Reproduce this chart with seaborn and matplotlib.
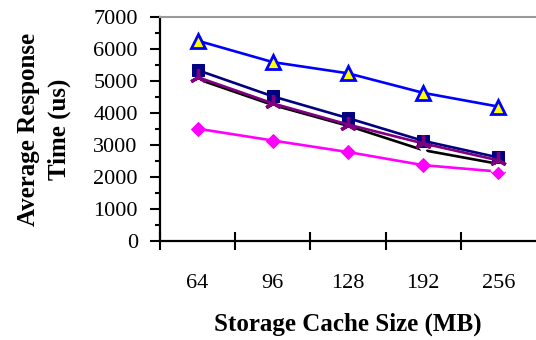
import matplotlib
matplotlib.use("Agg")
import matplotlib.pyplot as plt
import seaborn as sns
import numpy as np
from matplotlib.ticker import FixedLocator, MultipleLocator, NullFormatter

sns.set_theme(style="white")
plt.rcParams['font.family'] = ['Liberation Serif', 'DejaVu Serif']

categories = ["64", "96", "128", "192", "256"]
triangle_vals = [6260, 5590, 5240, 4630, 4200]
square_vals = [5340, 4520, 3840, 3130, 2610]
star_vals = [5120, 4300, 3640, 3050, 2520]
x_vals = [5060, 4250, 3600, 2840, 2410]
diamond_vals = [3510, 3140, 2780, 2370, 2170]
y_ticks = [0, 1000, 2000, 3000, 4000, 5000, 6000, 7000]

fig = plt.figure(figsize=(5.36, 3.40), dpi=100)
ax = fig.add_axes([160/536, 1-241/340, 376/536, 224/340])

pos = np.arange(len(categories))
lw = 1.9

sns.lineplot(x=pos, y=diamond_vals, ax=ax, color="#FF00FF", marker="D",
             markersize=7.5, markeredgecolor="#FF00FF", linewidth=lw)
sns.lineplot(x=pos, y=triangle_vals, ax=ax, color="#0000FF", marker="^",
             markersize=10, markerfacecolor="#FFFF00", markeredgecolor="#0000FF",
             markeredgewidth=2.0, linewidth=lw)
sns.lineplot(x=pos, y=x_vals, ax=ax, color="#000000", marker="x",
             markersize=10, markeredgewidth=2.2, linewidth=lw)
sns.lineplot(x=pos, y=square_vals, ax=ax, color="#000080", marker="s",
             markersize=8, markeredgecolor="#000080", linewidth=lw)
sns.lineplot(x=pos, y=star_vals, ax=ax, color="#800080", marker=(3, 2, 0),
             markersize=12, markeredgecolor="#800080", markeredgewidth=2.4, linewidth=lw)

ax.set_xlim(-0.5, len(categories) - 0.5)
ax.set_ylim(0, 7000)

# x axis: boundary ticks (major), labels at centers (minor)
ax.xaxis.set_major_locator(FixedLocator(np.arange(len(categories)) - 0.5))
ax.xaxis.set_major_formatter(NullFormatter())
ax.set_xticks(pos, categories, minor=True)
ax.tick_params(axis="x", which="major", direction="inout", length=13, width=1.5,
               color="black", bottom=True)
ax.tick_params(axis="x", which="minor", length=0, pad=24, labelsize=16,
               labelcolor="black", bottom=True)

ax.set_yticks(y_ticks)
ax.yaxis.set_minor_locator(MultipleLocator(500))
ax.tick_params(axis="y", which="major", direction="out", length=7, width=1.5,
               labelsize=16, pad=9, color="black", labelcolor="black", left=True)
ax.tick_params(axis="y", which="minor", direction="out", length=3.5, width=1.5,
               color="black", left=True)

for s in ["left", "bottom"]:
    ax.spines[s].set_color("black")
    ax.spines[s].set_linewidth(1.6)
ax.spines["top"].set_color("#999999")
ax.spines["top"].set_linewidth(1.5)
ax.spines["right"].set_visible(False)

ax.set_xlabel("Storage Cache Size (MB)", fontsize=18, fontweight="bold", labelpad=14, color="black")
ax.set_ylabel("Average Response\nTime (us)", fontsize=18, fontweight="bold", labelpad=16,
              color="black", linespacing=1.45)
ax.grid(False)

fig.savefig("out.png", dpi=100)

## What to produce
Except for the pictures, copy the material above exactly.

## Full response
Reproduce this chart with seaborn and matplotlib.
import matplotlib
matplotlib.use("Agg")
import matplotlib.pyplot as plt
import seaborn as sns
import numpy as np
from matplotlib.ticker import FixedLocator, MultipleLocator, NullFormatter

sns.set_theme(style="white")
plt.rcParams['font.family'] = ['Liberation Serif', 'DejaVu Serif']

categories = ["64", "96", "128", "192", "256"]
triangle_vals = [6260, 5590, 5240, 4630, 4200]
square_vals = [5340, 4520, 3840, 3130, 2610]
star_vals = [5120, 4300, 3640, 3050, 2520]
x_vals = [5060, 4250, 3600, 2840, 2410]
diamond_vals = [3510, 3140, 2780, 2370, 2170]
y_ticks = [0, 1000, 2000, 3000, 4000, 5000, 6000, 7000]

fig = plt.figure(figsize=(5.36, 3.40), dpi=100)
ax = fig.add_axes([160/536, 1-241/340, 376/536, 224/340])

pos = np.arange(len(categories))
lw = 1.9

sns.lineplot(x=pos, y=diamond_vals, ax=ax, color="#FF00FF", marker="D",
             markersize=7.5, markeredgecolor="#FF00FF", linewidth=lw)
sns.lineplot(x=pos, y=triangle_vals, ax=ax, color="#0000FF", marker="^",
             markersize=10, markerfacecolor="#FFFF00", markeredgecolor="#0000FF",
             markeredgewidth=2.0, linewidth=lw)
sns.lineplot(x=pos, y=x_vals, ax=ax, color="#000000", marker="x",
             markersize=10, markeredgewidth=2.2, linewidth=lw)
sns.lineplot(x=pos, y=square_vals, ax=ax, color="#000080", marker="s",
             markersize=8, markeredgecolor="#000080", linewidth=lw)
sns.lineplot(x=pos, y=star_vals, ax=ax, color="#800080", marker=(3, 2, 0),
             markersize=12, markeredgecolor="#800080", markeredgewidth=2.4, linewidth=lw)

ax.set_xlim(-0.5, len(categories) - 0.5)
ax.set_ylim(0, 7000)

# x axis: boundary ticks (major), labels at centers (minor)
ax.xaxis.set_major_locator(FixedLocator(np.arange(len(categories)) - 0.5))
ax.xaxis.set_major_formatter(NullFormatter())
ax.set_xticks(pos, categories, minor=True)
ax.tick_params(axis="x", which="major", direction="inout", length=13, width=1.5,
               color="black", bottom=True)
ax.tick_params(axis="x", which="minor", length=0, pad=24, labelsize=16,
               labelcolor="black", bottom=True)

ax.set_yticks(y_ticks)
ax.yaxis.set_minor_locator(MultipleLocator(500))
ax.tick_params(axis="y", which="major", direction="out", length=7, width=1.5,
               labelsize=16, pad=9, color="black", labelcolor="black", left=True)
ax.tick_params(axis="y", which="minor", direction="out", length=3.5, width=1.5,
               color="black", left=True)

for s in ["left", "bottom"]:
    ax.spines[s].set_color("black")
    ax.spines[s].set_linewidth(1.6)
ax.spines["top"].set_color("#999999")
ax.spines["top"].set_linewidth(1.5)
ax.spines["right"].set_visible(False)

ax.set_xlabel("Storage Cache Size (MB)", fontsize=18, fontweight="bold", labelpad=14, color="black")
ax.set_ylabel("Average Response\nTime (us)", fontsize=18, fontweight="bold", labelpad=16,
              color="black", linespacing=1.45)
ax.grid(False)

fig.savefig("out.png", dpi=100)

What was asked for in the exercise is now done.